Sunday, February 8, 2015

Route 120 to Puente de Dios. Or, God's Highway to God's Bridge.

The locals in this small indigenous town seemed not to know what to make of us, so they largely ignored us, but for a few friendly kids who ogled the bikes.

Prior to meeting Jose and Laura in Guanajuato, we hadn’t exactly been sure of our next destination, figuring perhaps we’d just head to Mexico City and then “South” from there. But in the course of a ten minute discussion about winding roads through high desert sierra, blue waters, illuminated swim-throughs and concrete art in the jungle, Jose had convinced us to take a ride up Route 120 to Tamasopo and then back down through Xilitla.

After a few days in the cities of Guanajuato and San Miguel de Allende, we were thrilled to set up our tent under a tree, surrounded by cacti, just a little ways off Route 120.

Ahhhhhhh... :D Peace. It's good to be back in nature!

It was off of a dirt track that didn’t look well-used. Well, by tires, at least. The next morning a guy on a donkey rode by but did not notice us or just let us be.
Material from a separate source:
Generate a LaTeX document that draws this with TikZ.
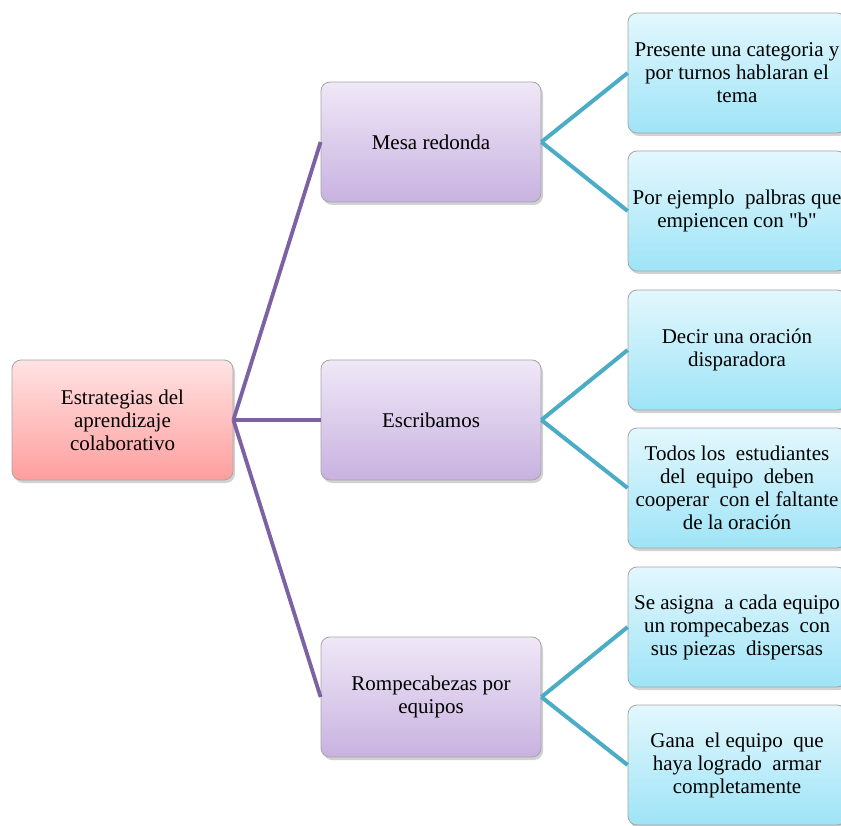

These were all taken on Route 120 in the state of Querétaro. The photos we managed to take along this route don't do it justice, but hopefully you can get a feel for what an incredible road it is.

After some of the most beautiful riding we’ve encountered in Mexico, we finally arrived in Tamasopo. It’s a scruffy town that seems to want to cater to tourists coming to see the beautiful natural wonders of the area… but. it. just. can’t. quite. figure. out. how.

We followed elusive signs to Puente de Dios, both excited to get in the water and wash away the sweat and grime accumulated from the past two days of riding. We rode out of town and there were only sugar cane plantations with the occasional farm house, and towering mountains in the background. Sigh. This felt more like what we were looking for.

Until out of nowhere a little girl jumped out into the road in front of the bikes and started yelling about 20 pesos and waving her arms towards a patch of dirt on the side of the road. Totally startled I said “no gracias” and continued on. We rounded a bend in the road and there were another 6-7 children scattered along the road, all waving their arms and yelling to us. Eventually, we figured out that they were trying to get our “parking” business and offering to guard our bikes while we were hiking down to Puente de Dios. Wow. We understand everyone is just trying to make a buck to survive, but this was not exactly the peaceful experience we were looking forward to. Eventually, we settled on one lot that a young boy was selling convincingly and locked up the bikes. Farther down the road, we payed the fee (30 pesos) to what seemed to be a national parks service employee, and hiked down into the lushly forested canyon.

Guide ropes lead across the pool as the current can get quite strong in some spots.

The view, once we made it to the bottom, was spectacular. Rushing waterfalls poured into a beautiful blue pool that disappeared through the naturally made “Puente” and flowed out on the other side.

Given our our penchant for camping in the wild, people often ask what we do about showers, etc. Trust me, no hotel offers a better shower experience than this.

We took turns diving in, bathing under the waterfalls and swimming under the Puente. The Puente, for which the site is named, is actually cavernous once you get inside and light is reflected from the bottom of the riverbed, making it seem as though the entire cave is glowing from beneath. No wonder it is called the Bridge of God.

The river flows underneath the "Puente" and once you swim under the Puente, it opens up into a cavernous cave over your head. The light from the pools on either side of the Puente reflect up from the sand and gives you the feeling that that sandy bottom beneath you is glowing. Magical.

Completely refreshed, we hiked back up the mountain and asked the gentleman who owned the lot we had parked in if we could set up our tent and stay for the evening. For another 50 pesos, he was more than willing and accommodating, and so we stayed.